Bernd & Hilla Becher

(b. 1931, Siegen – d. 2007, Düsseldorf)
(b. 1934, Potsdam, lives and works in Düsseldorf)

Recognized for their “typologies” – grids of black-and-white photographs of variant examples of single types of industrial structures – Bernd and Hilla Becher began working together in 1959. They traveled to large mines and steel mills, and systematically photographed the industrial architecture waning away in West Europe as the whole complexes of heavy industry were being closed down in the 1970s. The rigorous frontal perspective of the individual images gives them the simplicity of diagrams, while their density of detail offers encyclopedic richness. At each site the Bechers also made overall landscape views of an entire plant, which set the individual structures in context and and relationship to one another. The Bechers even blended this approach, using, for instance, mainly similar views of different blast furnaces in one panel but slipping in just one or two examples taken from differing vantages, thus inviting the viewer to look very closely at the composition.
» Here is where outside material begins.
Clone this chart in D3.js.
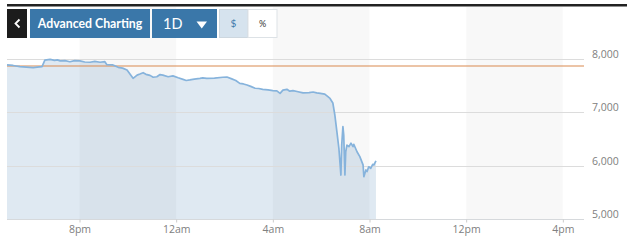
<!DOCTYPE html>
<html>
<head>
<meta charset="utf-8">
<script src="https://cdn.jsdelivr.net/npm/d3@7"></script>
<style>
  body { margin: 0; background: #fff; }
  svg { display: block; }
</style>
</head>
<body>
<div id="chart"></div>
<script>
// Дані графіка
const times = [
  "2020-03-08T17:00", "2020-03-08T17:15", "2020-03-08T17:32", "2020-03-08T17:48",
  "2020-03-08T18:05", "2020-03-08T18:15", "2020-03-08T18:27",
  "2020-03-08T18:34", "2020-03-08T18:47", "2020-03-08T18:58", "2020-03-08T19:05",
  "2020-03-08T19:12", "2020-03-08T19:24", "2020-03-08T19:36", "2020-03-08T19:48",
  "2020-03-08T20:01", "2020-03-08T20:13", "2020-03-08T20:26", "2020-03-08T20:38",
  "2020-03-08T20:51", "2020-03-08T21:03",
  "2020-03-08T21:08", "2020-03-08T21:23", "2020-03-08T21:36", "2020-03-08T21:47",
  "2020-03-08T21:58", "2020-03-08T22:13", "2020-03-08T22:23", "2020-03-08T22:30",
  "2020-03-08T22:38", "2020-03-08T22:45", "2020-03-08T22:55", "2020-03-08T23:03",
  "2020-03-08T23:12", "2020-03-08T23:20", "2020-03-08T23:27", "2020-03-08T23:40",
  "2020-03-08T23:52", "2020-03-09T00:05", "2020-03-09T00:17", "2020-03-09T00:25",
  "2020-03-09T00:34", "2020-03-09T00:45", "2020-03-09T00:59", "2020-03-09T01:06",
  "2020-03-09T01:16", "2020-03-09T01:35", "2020-03-09T01:56", "2020-03-09T02:06",
  "2020-03-09T02:18", "2020-03-09T02:28", "2020-03-09T02:38", "2020-03-09T02:47",
  "2020-03-09T02:56", "2020-03-09T03:05", "2020-03-09T03:16", "2020-03-09T03:25",
  "2020-03-09T03:35", "2020-03-09T03:48", "2020-03-09T04:00", "2020-03-09T04:10",
  "2020-03-09T04:18", "2020-03-09T04:25", "2020-03-09T04:35", "2020-03-09T04:42",
  "2020-03-09T04:50", "2020-03-09T05:00", "2020-03-09T05:15", "2020-03-09T05:30",
  "2020-03-09T05:40", "2020-03-09T05:49", "2020-03-09T05:58", "2020-03-09T06:09",
  "2020-03-09T06:22", "2020-03-09T06:29", "2020-03-09T06:34", "2020-03-09T06:39",
  "2020-03-09T06:44", "2020-03-09T06:49", "2020-03-09T06:51", "2020-03-09T06:54",
  "2020-03-09T06:56", "2020-03-09T06:59", "2020-03-09T07:01", "2020-03-09T07:04",
  "2020-03-09T07:09", "2020-03-09T07:14", "2020-03-09T07:19", "2020-03-09T07:21",
  "2020-03-09T07:29", "2020-03-09T07:36", "2020-03-09T07:44", "2020-03-09T07:46",
  "2020-03-09T07:51", "2020-03-09T07:54", "2020-03-09T07:58", "2020-03-09T08:03",
  "2020-03-09T08:08", "2020-03-09T08:11", "2020-03-09T08:16"
];
const prices = [
  7880, 7870, 7850, 7840,
  7830, 7840, 7850,
  7970, 7985, 7965, 7975,
  7955, 7960, 7940, 7960,
  7955, 7935, 7930, 7945,
  7930, 7940,
  7885, 7880, 7835, 7820,
  7785, 7630, 7690, 7710,
  7735, 7705, 7685, 7650,
  7660, 7700, 7690, 7660,
  7675, 7640, 7610, 7590,
  7600, 7615, 7630, 7640,
  7630, 7635, 7650, 7655,
  7620, 7590, 7535, 7525,
  7505, 7480, 7445, 7440,
  7425, 7415, 7400, 7395,
  7350, 7410, 7425, 7390,
  7400, 7385, 7360, 7365,
  7375, 7360, 7350, 7335,
  7255, 7170, 6945, 6635,
  6325, 5825, 6385, 6730,
  6575, 5825, 6260, 6385,
  6355, 6420, 6355, 6400,
  6260, 6170, 6015, 5795,
  5920, 5890, 5980, 5950,
  6025, 6015, 6090
];
const previousClose = 7860;
const yTicks = [5000, 6000, 7000, 8000];
const xTickLabels = ["8pm", "12am", "4am", "8am", "12pm", "4pm"];
const xTickTimes = ["2020-03-08T20:00", "2020-03-09T00:00", "2020-03-09T04:00",
                    "2020-03-09T08:00", "2020-03-09T12:00", "2020-03-09T16:00"];
const bandStarts = ["2020-03-08T20:00", "2020-03-09T04:00", "2020-03-09T12:00"];
const dayStart = "2020-03-08T17:00";
const dayEnd = "2020-03-09T17:00";

const WIDTH = 629;
const HEIGHT = 240;
const LEFT = 7;
const RIGHT = 587;
const GRID_RIGHT = 584;

const parse = d3.timeParse("%Y-%m-%dT%H:%M");
const data = times.map((t, i) => ({ t: parse(t), v: prices[i] }));

const x = d3.scaleTime()
  .domain([parse(dayStart), parse(dayEnd)])
  .range([LEFT, RIGHT]);
const y = d3.scaleLinear()
  .domain([5000, 8000])
  .range([219.3, 58.5]);

const svg = d3.select("#chart").append("svg")
  .attr("width", WIDTH)
  .attr("height", HEIGHT);

// Область під лінією
svg.append("path")
  .datum(data)
  .attr("fill", "#dfe9f2")
  .attr("d", d3.area().x(d => x(d.t)).y0(y(5000)).y1(d => y(d.v)));

// Вертикальні смуги по 4 години
svg.selectAll(".band")
  .data(bandStarts)
  .join("rect")
  .attr("class", "band")
  .attr("x", d => x(parse(d)))
  .attr("width", d => x(d3.timeHour.offset(parse(d), 4)) - x(parse(d)))
  .attr("y", 7)
  .attr("height", y(5000) - 7)
  .attr("fill", "#000")
  .attr("fill-opacity", 0.027);

// Горизонтальна сітка
svg.selectAll(".grid")
  .data(yTicks)
  .join("line")
  .attr("class", "grid")
  .attr("x1", LEFT).attr("x2", GRID_RIGHT)
  .attr("y1", d => Math.round(y(d)) + 0.5)
  .attr("y2", d => Math.round(y(d)) + 0.5)
  .attr("stroke", d => d === 5000 ? "#d6d9dc" : "#dcdcdc")
  .attr("stroke-width", 1);

// Підписи осі Y
svg.selectAll(".ylab")
  .data(yTicks)
  .join("text")
  .attr("class", "ylab")
  .attr("x", 592)
  .attr("y", d => y(d) - 1)
  .attr("font-family", "Open Sans, sans-serif")
  .attr("font-size", 10.5)
  .attr("fill", "#808080")
  .text(d => d3.format(",")(d));

// Вісь X
const xAxis = d3.axisBottom(x)
  .tickValues(xTickTimes.map(parse))
  .tickFormat((d, i) => xTickLabels[i])
  .tickSize(3)
  .tickSizeOuter(0);
const gx = svg.append("g")
  .attr("transform", `translate(0,${Math.round(y(5000)) + 0.5})`)
  .call(xAxis);
gx.select(".domain").remove();
gx.selectAll(".tick line").attr("stroke", "#ccc");
gx.selectAll(".tick text")
  .attr("y", 6)
  .attr("font-family", "Open Sans, sans-serif")
  .attr("font-size", 10.5)
  .attr("fill", "#808080");

// Лінія попереднього закриття
svg.append("line")
  .attr("x1", LEFT).attr("x2", GRID_RIGHT)
  .attr("y1", y(previousClose)).attr("y2", y(previousClose))
  .attr("stroke", "#d9894e")
  .attr("stroke-width", 1);

// Лінія ціни
svg.append("path")
  .datum(data)
  .attr("fill", "none")
  .attr("stroke", "#86b3dc")
  .attr("stroke-width", 1.7)
  .attr("stroke-linejoin", "round")
  .attr("d", d3.line().x(d => x(d.t)).y(d => y(d.v)));

// Верхня панель
svg.append("rect")
  .attr("x", 7).attr("y", 4).attr("width", 620).attr("height", 2.5)
  .attr("fill", "#222");

// Кнопки
const buttons = [
  { x: 7, w: 20, fill: "#1c1c1c" },
  { x: 30, w: 120, fill: "#3a77a9" },
  { x: 152, w: 65, fill: "#3a77a9" }
];
svg.selectAll(".btn")
  .data(buttons)
  .join("rect")
  .attr("class", "btn")
  .attr("x", d => d.x).attr("y", 9)
  .attr("width", d => d.w).attr("height", 29)
  .attr("fill", d => d.fill);

// Стрілка назад
svg.append("path")
  .attr("d", "M19.5,19.5 L15.5,23.5 L19.5,27.5")
  .attr("fill", "none")
  .attr("stroke", "#fff")
  .attr("stroke-width", 1.8);

svg.append("text")
  .attr("x", 90).attr("y", 28)
  .attr("text-anchor", "middle")
  .attr("font-family", "Lato, sans-serif")
  .attr("font-weight", "bold")
  .attr("font-size", 12.3)
  .attr("fill", "#fff")
  .text("Advanced Charting");

svg.append("text")
  .attr("x", 163).attr("y", 29)
  .attr("font-family", "Lato, sans-serif")
  .attr("font-size", 14.5)
  .attr("fill", "#fff")
  .text("1D");

svg.append("path")
  .attr("d", "M196.5,21.5 L207,21.5 L201.75,28.5 Z")
  .attr("fill", "#fff");

// Перемикач $ / %
svg.append("rect")
  .attr("x", 219.5).attr("y", 9.5).attr("width", 28.5).attr("height", 28)
  .attr("fill", "#d6e3ee").attr("stroke", "#cdd7df");
svg.append("rect")
  .attr("x", 248).attr("y", 9.5).attr("width", 29).attr("height", 28)
  .attr("fill", "#fff").attr("stroke", "#dde2e6");
svg.append("text")
  .attr("x", 233.5).attr("y", 27)
  .attr("text-anchor", "middle")
  .attr("font-family", "Lato, sans-serif")
  .attr("font-size", 10)
  .attr("fill", "#3a77a9")
  .text("$");
svg.append("text")
  .attr("x", 262.5).attr("y", 27)
  .attr("text-anchor", "middle")
  .attr("font-family", "Lato, sans-serif")
  .attr("font-size", 9)
  .attr("fill", "#333")
  .text("%");
</script>
</body>
</html>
By grouping photographs of similar structures in grid configurations, the Bechers sought both to establish that these structures constituted a distinct category or “typology” and to show the range of variation that occurs within any given typology. The Bechers influenced subsequent generations of artists working with photography, most notably the students taught by Bernd Becher at the Kunstakademie Düsseldorf including Andreas Gursky, Candida Höfer, Thomas Ruff, and Thomas Struth.